### Task instructions
Gather the lines from the material that contain "this".

Plotting code records:
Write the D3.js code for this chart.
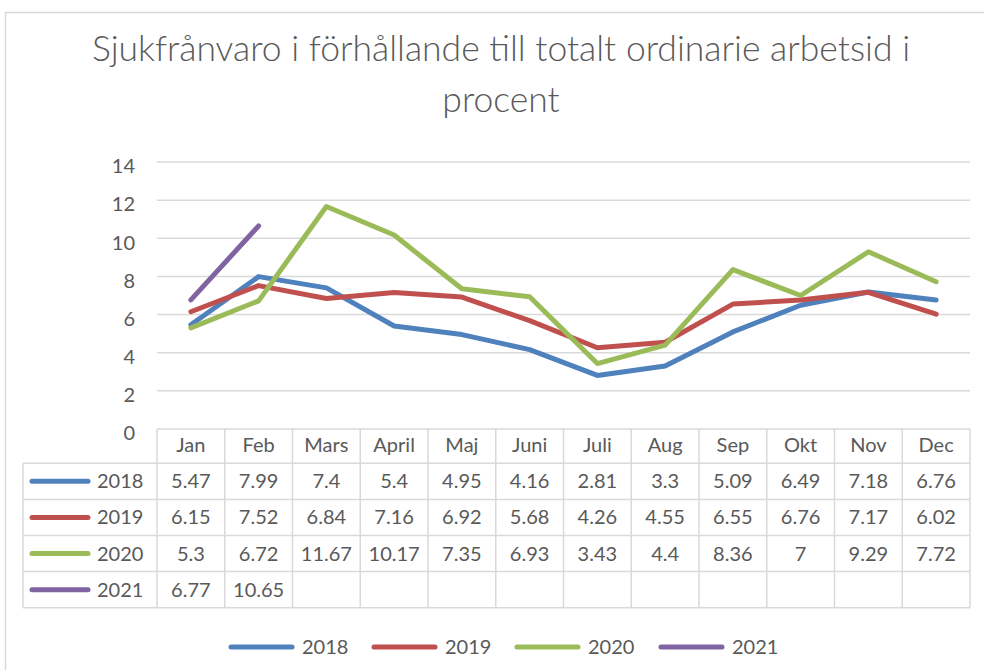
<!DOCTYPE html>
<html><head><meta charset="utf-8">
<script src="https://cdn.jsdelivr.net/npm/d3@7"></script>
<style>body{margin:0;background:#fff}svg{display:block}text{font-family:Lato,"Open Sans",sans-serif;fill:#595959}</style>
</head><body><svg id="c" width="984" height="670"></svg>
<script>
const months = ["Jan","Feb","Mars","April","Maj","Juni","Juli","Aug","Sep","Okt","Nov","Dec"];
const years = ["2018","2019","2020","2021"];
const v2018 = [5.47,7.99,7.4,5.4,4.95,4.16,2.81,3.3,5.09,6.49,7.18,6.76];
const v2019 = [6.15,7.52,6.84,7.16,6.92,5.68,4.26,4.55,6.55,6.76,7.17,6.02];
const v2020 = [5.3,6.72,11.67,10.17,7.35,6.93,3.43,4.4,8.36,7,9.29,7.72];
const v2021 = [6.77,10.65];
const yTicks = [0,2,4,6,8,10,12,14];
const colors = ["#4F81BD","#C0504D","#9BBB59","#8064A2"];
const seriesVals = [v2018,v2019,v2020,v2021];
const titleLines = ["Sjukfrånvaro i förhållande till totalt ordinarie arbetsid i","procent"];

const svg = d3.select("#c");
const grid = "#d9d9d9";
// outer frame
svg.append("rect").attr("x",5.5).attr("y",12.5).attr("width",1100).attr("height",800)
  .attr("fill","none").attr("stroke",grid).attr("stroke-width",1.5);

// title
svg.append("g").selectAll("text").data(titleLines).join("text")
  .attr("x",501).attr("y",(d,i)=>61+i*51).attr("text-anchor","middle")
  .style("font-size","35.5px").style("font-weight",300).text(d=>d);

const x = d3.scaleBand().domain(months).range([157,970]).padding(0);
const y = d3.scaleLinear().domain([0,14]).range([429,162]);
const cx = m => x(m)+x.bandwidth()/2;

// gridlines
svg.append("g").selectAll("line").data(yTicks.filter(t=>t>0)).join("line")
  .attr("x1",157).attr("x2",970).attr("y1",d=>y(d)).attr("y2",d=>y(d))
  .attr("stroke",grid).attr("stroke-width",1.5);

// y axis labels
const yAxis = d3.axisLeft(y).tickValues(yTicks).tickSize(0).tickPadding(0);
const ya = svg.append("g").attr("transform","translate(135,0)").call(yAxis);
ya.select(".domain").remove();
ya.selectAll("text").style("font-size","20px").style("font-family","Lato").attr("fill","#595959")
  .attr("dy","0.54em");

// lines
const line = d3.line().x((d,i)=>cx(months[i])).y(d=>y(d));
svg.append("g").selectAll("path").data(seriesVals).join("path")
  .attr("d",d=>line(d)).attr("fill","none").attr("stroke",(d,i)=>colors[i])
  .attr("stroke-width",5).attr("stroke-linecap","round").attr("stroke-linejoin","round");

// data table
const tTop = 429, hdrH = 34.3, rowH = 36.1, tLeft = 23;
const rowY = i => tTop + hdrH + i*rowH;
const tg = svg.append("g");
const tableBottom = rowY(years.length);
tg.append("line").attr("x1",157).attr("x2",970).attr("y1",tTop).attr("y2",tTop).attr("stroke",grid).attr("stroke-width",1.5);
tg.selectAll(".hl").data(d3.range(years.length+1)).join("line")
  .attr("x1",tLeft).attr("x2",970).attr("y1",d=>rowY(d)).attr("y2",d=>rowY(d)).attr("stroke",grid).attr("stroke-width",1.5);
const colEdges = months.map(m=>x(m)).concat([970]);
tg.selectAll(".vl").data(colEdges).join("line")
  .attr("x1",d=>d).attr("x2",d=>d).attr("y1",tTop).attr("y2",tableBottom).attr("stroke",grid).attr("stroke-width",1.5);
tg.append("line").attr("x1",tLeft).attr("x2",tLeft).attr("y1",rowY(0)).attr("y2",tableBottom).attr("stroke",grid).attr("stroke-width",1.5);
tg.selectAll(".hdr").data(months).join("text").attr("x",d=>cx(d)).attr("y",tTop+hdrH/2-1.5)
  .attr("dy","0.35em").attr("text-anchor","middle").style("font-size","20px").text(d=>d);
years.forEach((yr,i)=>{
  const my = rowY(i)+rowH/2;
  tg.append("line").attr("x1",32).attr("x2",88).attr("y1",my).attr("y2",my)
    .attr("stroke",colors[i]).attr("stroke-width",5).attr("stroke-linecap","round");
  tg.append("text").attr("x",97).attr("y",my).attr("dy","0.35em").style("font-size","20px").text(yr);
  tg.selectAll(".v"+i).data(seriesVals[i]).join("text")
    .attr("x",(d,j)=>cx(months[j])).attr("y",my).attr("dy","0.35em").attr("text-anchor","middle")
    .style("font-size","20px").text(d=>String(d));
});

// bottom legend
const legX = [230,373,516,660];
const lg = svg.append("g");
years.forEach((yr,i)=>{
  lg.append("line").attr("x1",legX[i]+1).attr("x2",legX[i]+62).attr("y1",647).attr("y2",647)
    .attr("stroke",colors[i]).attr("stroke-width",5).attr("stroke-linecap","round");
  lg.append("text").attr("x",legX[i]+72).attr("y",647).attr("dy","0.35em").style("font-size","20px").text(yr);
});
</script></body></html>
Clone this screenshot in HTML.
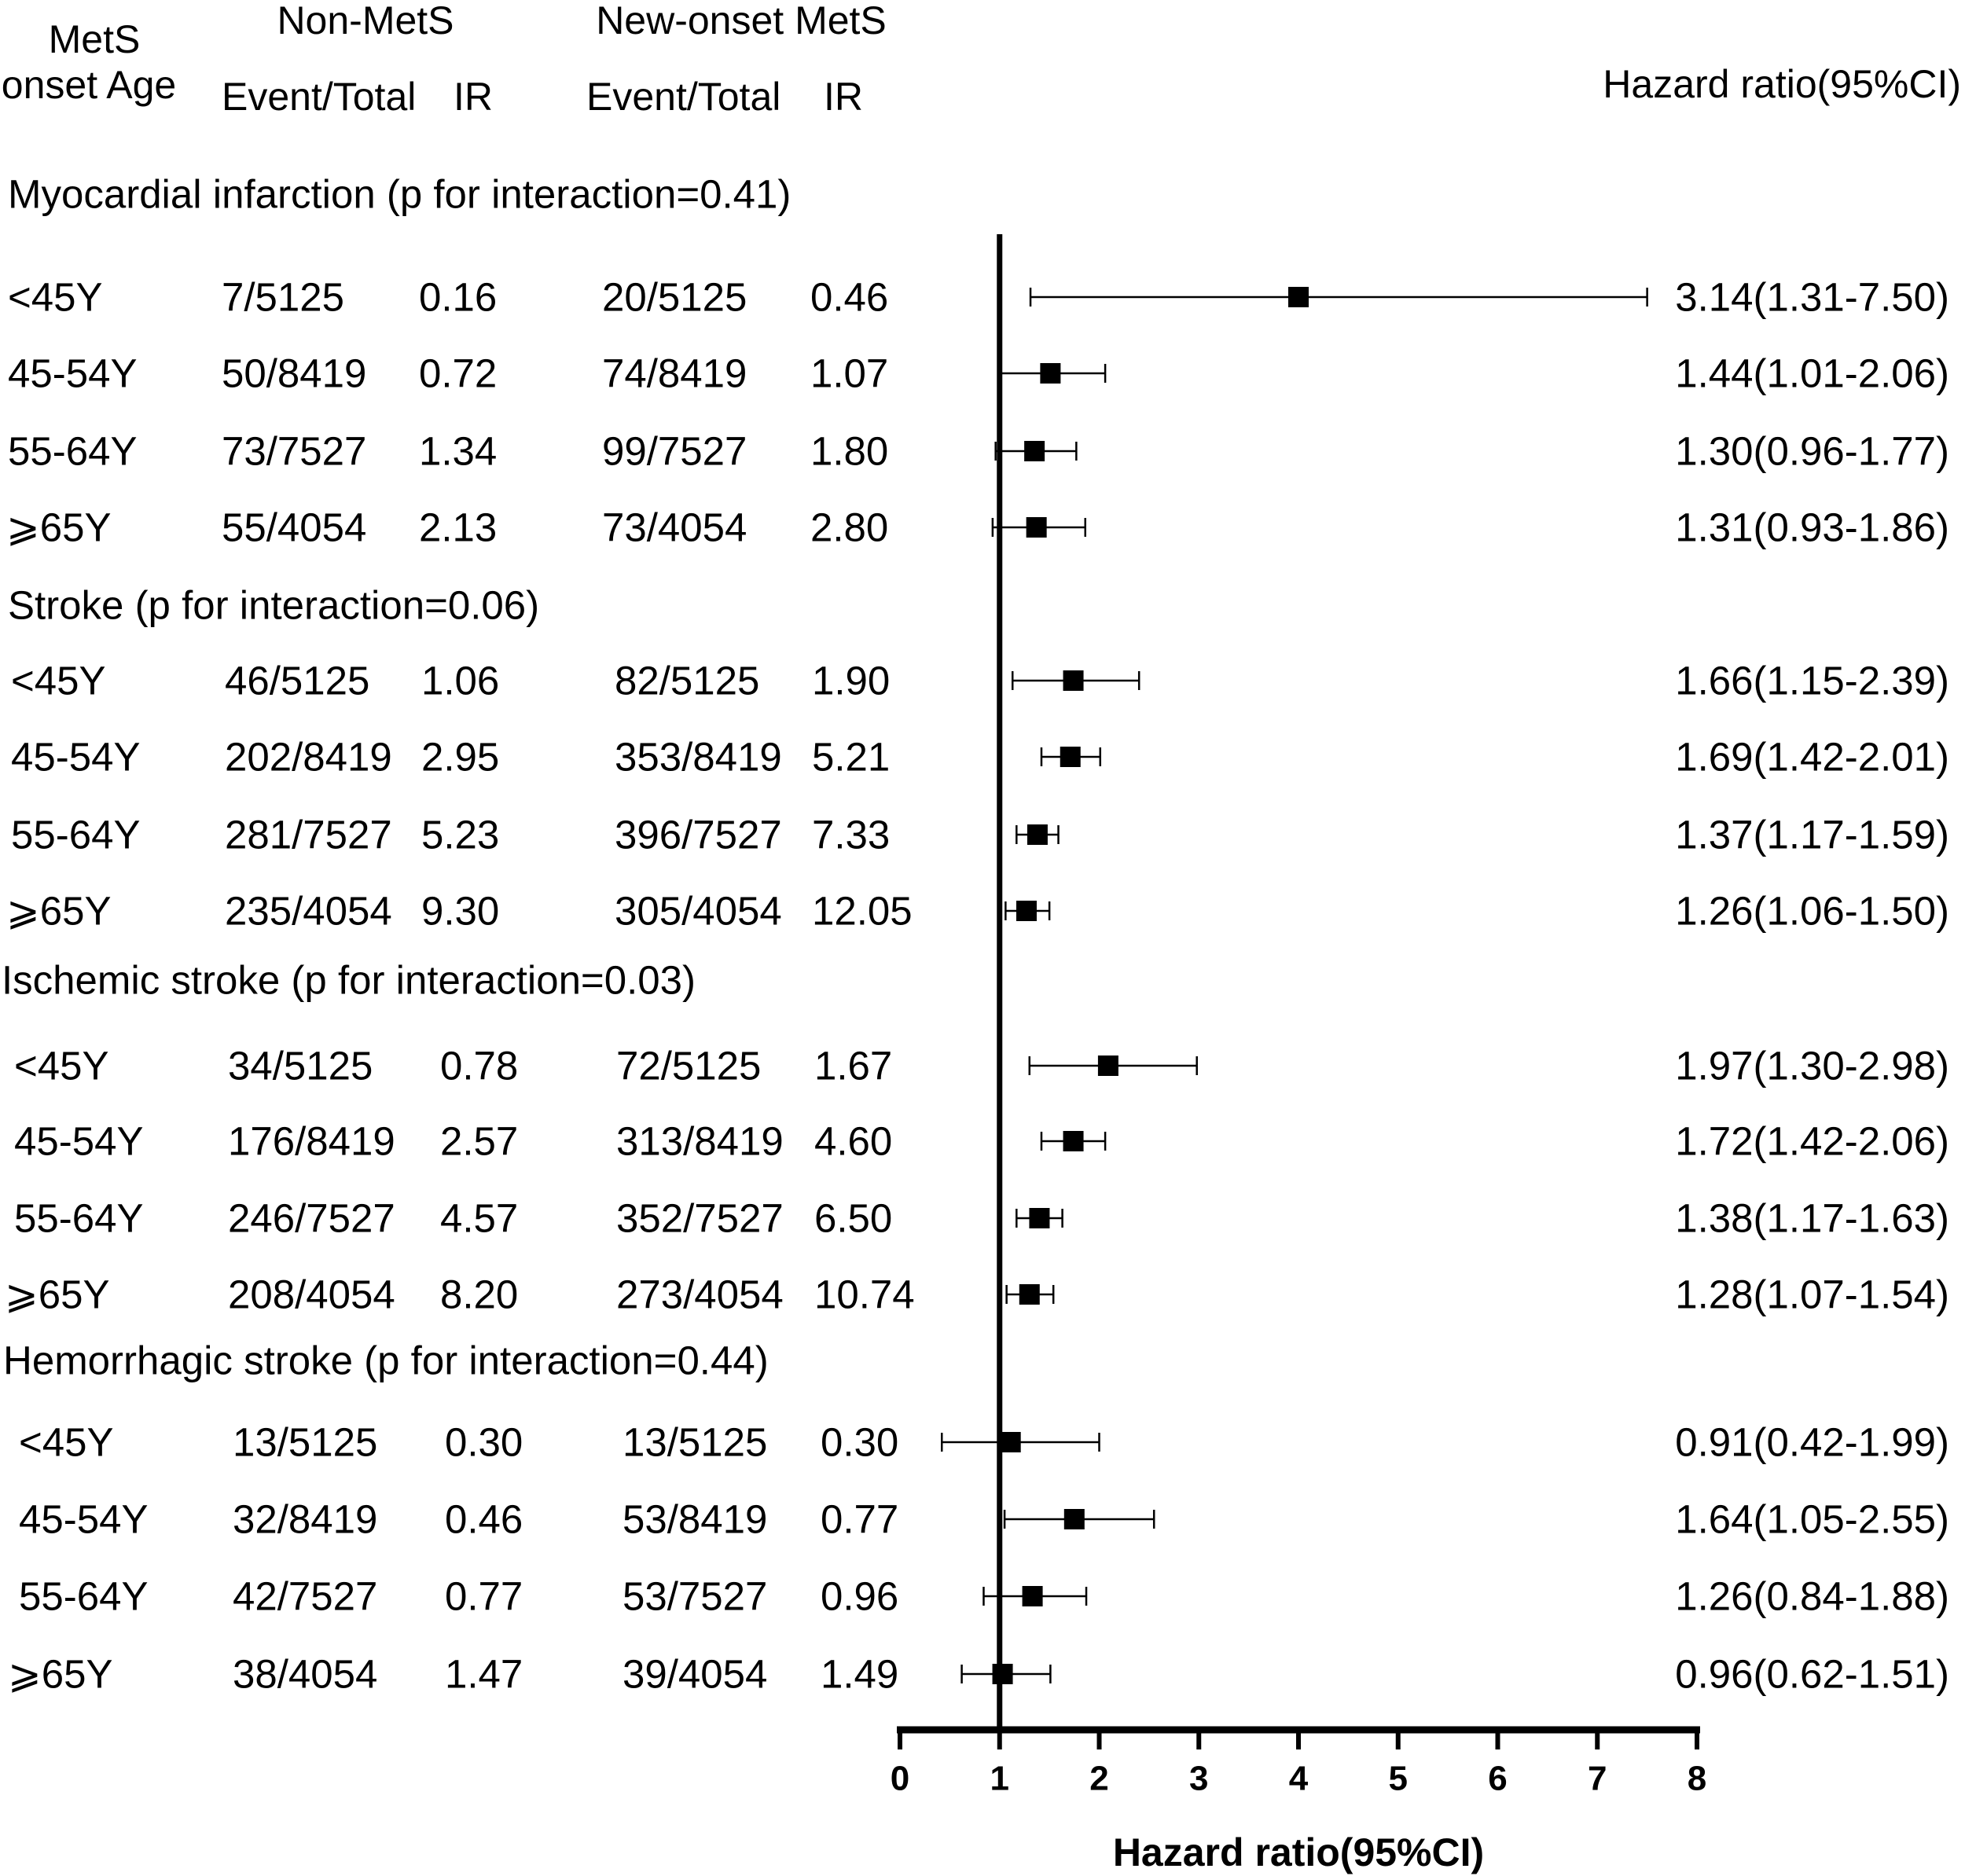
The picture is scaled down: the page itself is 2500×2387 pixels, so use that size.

### Correct response
Write the D3.js code for this chart.
Clone this screenshot in HTML.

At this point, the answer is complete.